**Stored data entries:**
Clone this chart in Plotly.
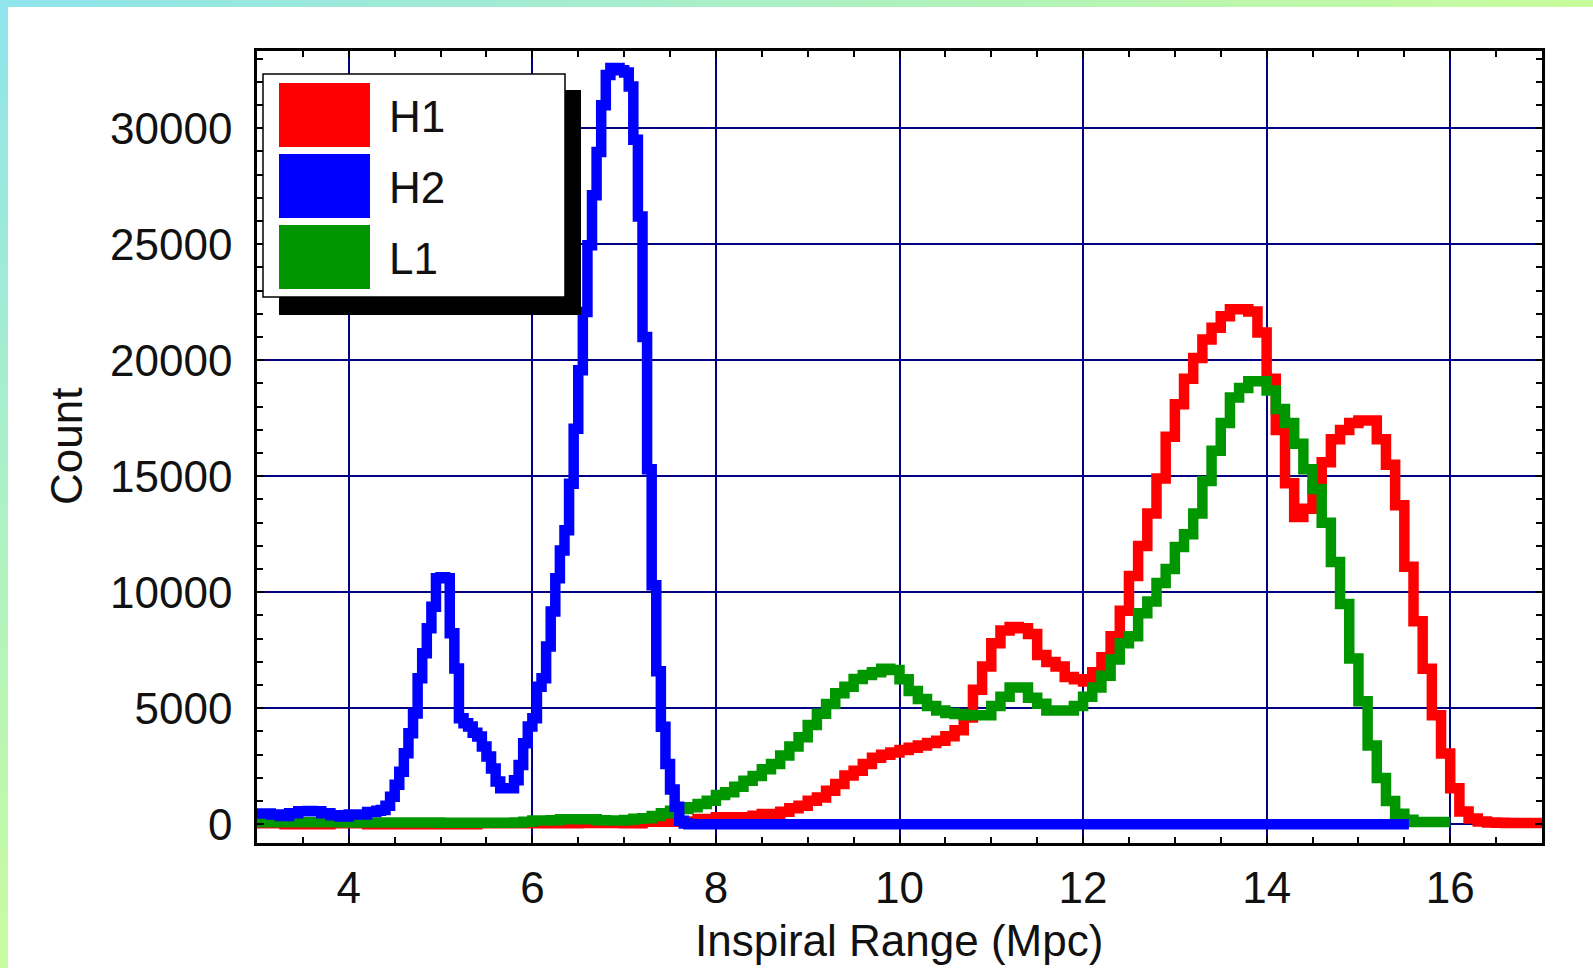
import numpy as np
import plotly.graph_objects as go

# ---------------- data ----------------
X_START = 3.0
H1_BIN = 0.1
L1_BIN = 0.1
H2_BIN = 0.05
H2_END = 15.55

H1_COUNTS = [
    50, 50, 50, 0, 0, 0, 0, 0, 40, 40,
    40, 40, 0, 0, 0, 20, 0, 0, 0, 0,
    0, 0, 0, 0, 40, 40, 40, 40, 40, 40,
    40, 40, 40, 40, 40, 60, 60, 60, 60, 60,
    40, 40, 110, 110, 115, 115, 120, 120, 230, 230,
    300, 300, 300, 300, 370, 445, 445, 545, 690, 800,
    1020, 1160, 1450, 1740, 2100, 2310, 2600, 2870, 3000, 3100,
    3200, 3300, 3400, 3500, 3600, 3800, 4050, 4600, 5800, 6800,
    7800, 8350, 8500, 8450, 8200, 7300, 7000, 6800, 6350, 6250,
    6150, 6550, 7200, 8100, 9200, 10700, 12000, 13400, 14900, 16700,
    18100, 19200, 20100, 20900, 21400, 21900, 22200, 22200, 22100, 21200,
    19200, 17000, 14700, 13250, 13600, 14600, 15600, 16600, 17000, 17300,
    17400, 17400, 16600, 15500, 13750, 11100, 8750, 6700, 4700, 3050,
    1550, 550, 250, 120, 80, 70, 60, 60, 60, 60,
]

L1_COUNTS = [
    90, 90, 90, 90, 90, 90, 90, 90, 90, 90,
    80, 80, 80, 80, 80, 80, 80, 80, 80, 80,
    70, 70, 70, 70, 70, 70, 70, 70, 80, 110,
    160, 160, 170, 215, 215, 215, 215, 170, 160, 160,
    190, 240, 260, 360, 480, 580, 660, 740, 880, 1020,
    1260, 1380, 1620, 1880, 2080, 2370, 2600, 2960, 3350, 3750,
    4280, 4760, 5190, 5650, 5930, 6260, 6440, 6550, 6700, 6650,
    6250, 5750, 5400, 5100, 4900, 4800, 4750, 4700, 4700, 4700,
    5100, 5500, 5900, 5900, 5450, 5200, 4900, 4900, 4900, 5100,
    5500, 5900, 6400, 7100, 7800, 8100, 9100, 9600, 10400, 11000,
    11950, 12500, 13400, 14800, 16100, 17300, 18400, 18800, 19100, 19100,
    18700, 17900, 17300, 16400, 15300, 14450, 13000, 11300, 9500, 7150,
    5300, 3400, 2000, 1000, 450, 200, 100, 100, 100, 100,
]

H2_COUNTS = [
    470, 470, 470, 420, 420, 360, 360, 480, 480, 560,
    560, 570, 560, 560, 480, 480, 390, 390, 340, 340,
    420, 420, 420, 420, 530, 530, 580, 620, 800, 1190,
    1700, 2270, 3060, 3920, 4780, 6290, 7370, 8450, 9380, 10600,
    10650, 10600, 8230, 6720, 4570, 4350, 4210, 3950, 3780, 3350,
    2920, 2410, 1840, 1550, 1550, 1550, 1900, 2560, 3490, 4210,
    4570, 5930, 6290, 7660, 9170, 10600, 11800, 12670, 14680, 17050,
    19570, 22080, 24960, 27110, 28980, 30990, 32300, 32600, 32600, 32500,
    32400, 31800, 29500, 26200, 21000, 15300, 10300, 6600, 4200, 2600,
    1500, 760, 150, 30, 0,
]

SERIES_NAMES = ["H1", "H2", "L1"]
SERIES_COLORS = {"H1": "#ff0000", "H2": "#0000ff", "L1": "#009600"}

X_TICKS = [4, 6, 8, 10, 12, 14, 16]
Y_TICKS = [0, 5000, 10000, 15000, 20000, 25000, 30000]

# ---------------- geometry ----------------
W, H = 1593, 968
PL, PR, PT, PB = 257, 1542, 51, 843
X_RANGE = [3.0, 17.0]
Y_RANGE = [-806, 33330]
FONT = "Liberation Sans, Arial, sans-serif"


def px(x):
    return (x - PL) / (PR - PL)


def py(y):
    return (PB - y) / (PB - PT)


def steps(start, width, counts, end=None):
    edges = start + width * np.arange(len(counts) + 1)
    if end is not None:
        edges[-1] = end
    return list(edges), list(counts) + [counts[-1]]


fig = go.Figure()
LW = 10.5
for name, width, counts, end in [
    ("H1", H1_BIN, H1_COUNTS, None),
    ("L1", L1_BIN, L1_COUNTS, None),
    ("H2", H2_BIN, H2_COUNTS, H2_END),
]:
    x, y = steps(X_START, width, counts, end)
    fig.add_trace(go.Scatter(
        x=x, y=y, mode="lines", name=name,
        line=dict(color=SERIES_COLORS[name], width=LW, shape="hv"),
        showlegend=False, hoverinfo="skip",
    ))

shapes = []

# gradient frame strips (top & left)
def lerp(c0, c1, t):
    return "rgb(%d,%d,%d)" % tuple(round(a + (b - a) * t) for a, b in zip(c0, c1))

C_TL = (143, 228, 236)
C_TR = (200, 252, 155)
C_BL = (200, 252, 160)
N = 48
for i in range(N):
    x0 = W * i / N
    x1 = W * (i + 1) / N + 1
    shapes.append(dict(type="rect", xref="paper", yref="paper",
                       x0=px(x0), x1=px(x1), y0=py(7), y1=py(0),
                       fillcolor=lerp(C_TL, C_TR, (i + 0.5) / N),
                       line=dict(width=0), layer="above"))
for i in range(N):
    y0 = H * i / N
    y1 = H * (i + 1) / N + 1
    shapes.append(dict(type="rect", xref="paper", yref="paper",
                       x0=px(0), x1=px(8), y0=py(y1), y1=py(y0),
                       fillcolor=lerp(C_TL, C_BL, (i + 0.5) / N),
                       line=dict(width=0), layer="above"))

# legend box with shadow
LB = dict(l=263, r=565, t=74, b=297)
SH = 16
shapes.append(dict(type="rect", xref="paper", yref="paper",
                   x0=px(LB["l"] + SH), x1=px(LB["r"] + SH),
                   y0=py(LB["b"] + SH + 2), y1=py(LB["t"] + SH),
                   fillcolor="black", line=dict(width=0), layer="above"))
shapes.append(dict(type="rect", xref="paper", yref="paper",
                   x0=px(LB["l"]), x1=px(LB["r"]),
                   y0=py(LB["b"]), y1=py(LB["t"]),
                   fillcolor="white", line=dict(color="black", width=1.5),
                   layer="above"))
annotations = []
SW_L, SW_R, SW_H = 279, 370, 64
SW_TOPS = [83, 154, 225]
for name, top in zip(SERIES_NAMES, SW_TOPS):
    shapes.append(dict(type="rect", xref="paper", yref="paper",
                       x0=px(SW_L), x1=px(SW_R),
                       y0=py(top + SW_H), y1=py(top),
                       fillcolor=SERIES_COLORS[name], line=dict(width=0),
                       layer="above"))
    annotations.append(dict(text=name, xref="paper", yref="paper",
                            x=px(387), y=py(top + SW_H / 2 + 1),
                            xanchor="left", yanchor="middle", showarrow=False,
                            font=dict(family=FONT, size=44, color="#111")))

# axis titles
annotations.append(dict(text="Count", xref="paper", yref="paper",
                        x=px(66), y=py(447), textangle=-90,
                        xanchor="center", yanchor="middle", showarrow=False,
                        font=dict(family=FONT, size=44, color="#111")))
annotations.append(dict(text="Inspiral Range (Mpc)", xref="paper", yref="paper",
                        x=px(899), y=py(940),
                        xanchor="center", yanchor="middle", showarrow=False,
                        font=dict(family=FONT, size=44, color="#111")))

axis_common = dict(
    showgrid=True, gridcolor="#000080", gridwidth=1.5,
    showline=True, linecolor="black", linewidth=2.5, mirror="allticks",
    ticks="inside", ticklen=7, tickwidth=2, tickcolor="black",
    zeroline=False, tickfont=dict(family=FONT, size=44, color="#111"),
    fixedrange=True,
)

fig.update_layout(
    width=W, height=H,
    margin=dict(l=PL, r=W - PR, t=PT, b=H - PB, autoexpand=False),
    paper_bgcolor="white", plot_bgcolor="white",
    xaxis=dict(range=X_RANGE, tickvals=X_TICKS, ticktext=[str(v) for v in X_TICKS],
               minor=dict(dtick=0.5, tick0=0, ticks="inside", ticklen=6,
                          tickwidth=2, tickcolor="black", showgrid=False),
               ticklabelstandoff=4, **axis_common),
    yaxis=dict(range=Y_RANGE, tickvals=Y_TICKS, ticktext=[str(v) for v in Y_TICKS],
               minor=dict(dtick=1000, tick0=0, ticks="inside", ticklen=6,
                          tickwidth=2, tickcolor="black", showgrid=False),
               ticklabelstandoff=13, **axis_common),
    shapes=shapes, annotations=annotations,
    showlegend=False,
)

fig.write_html("out.html")
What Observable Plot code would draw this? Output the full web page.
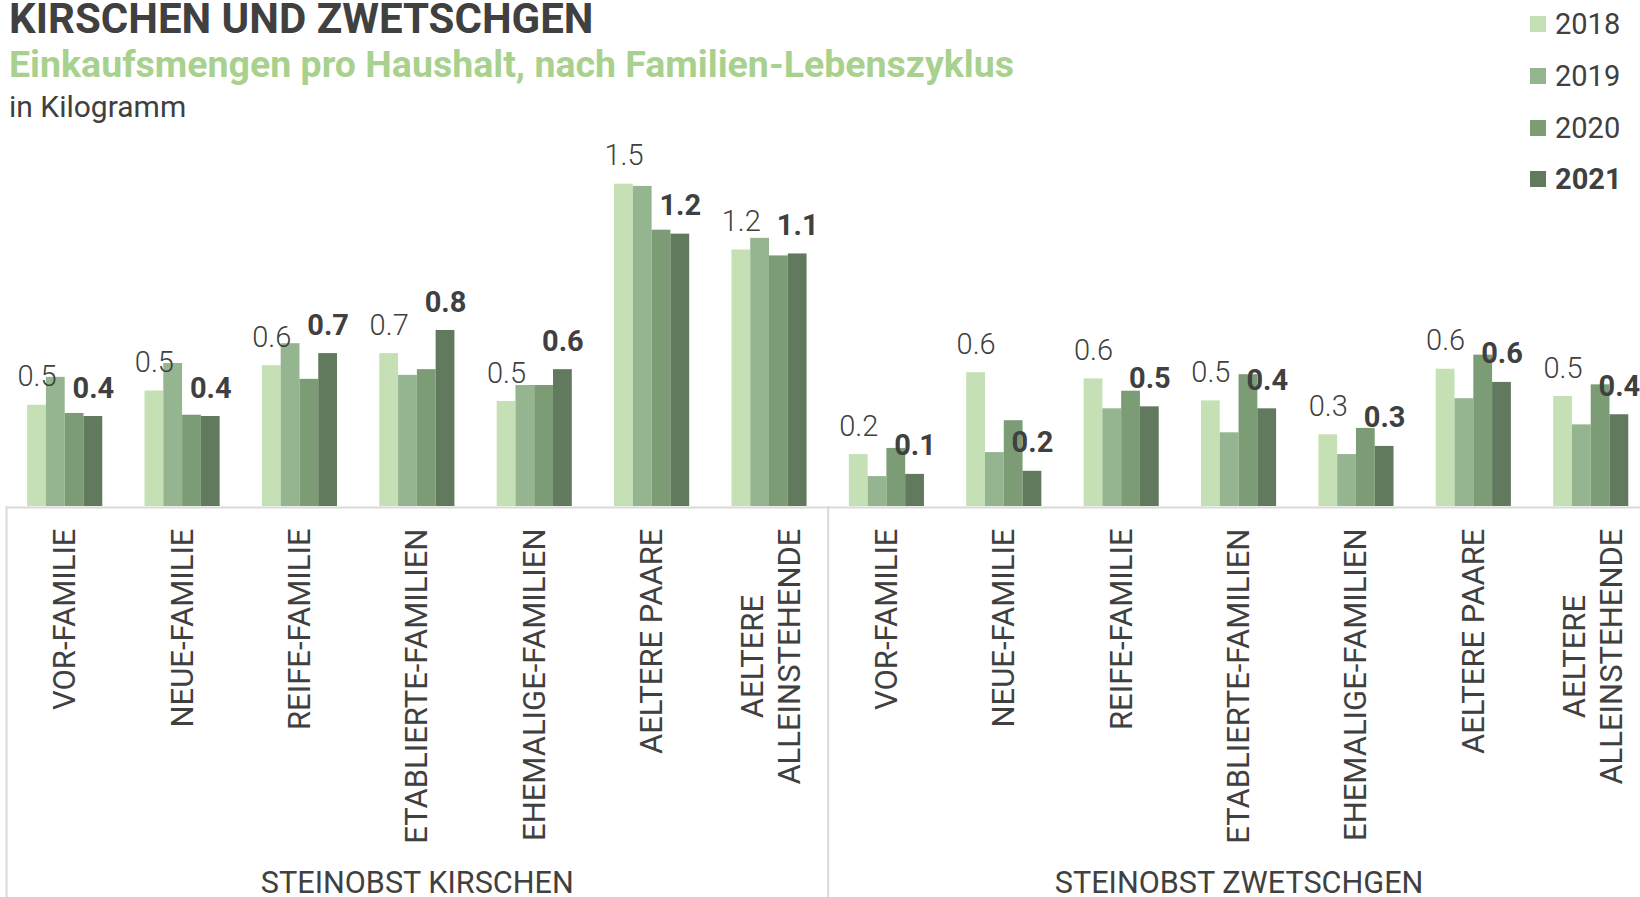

**WHAT THE EXERCISE ASKS:**
Identify every line above that includes the word "this", and show those lines.

**COMPLETE ANSWER:**
Clone this chart in Plotly.
What Observable Plot code would draw this? Output the full web page.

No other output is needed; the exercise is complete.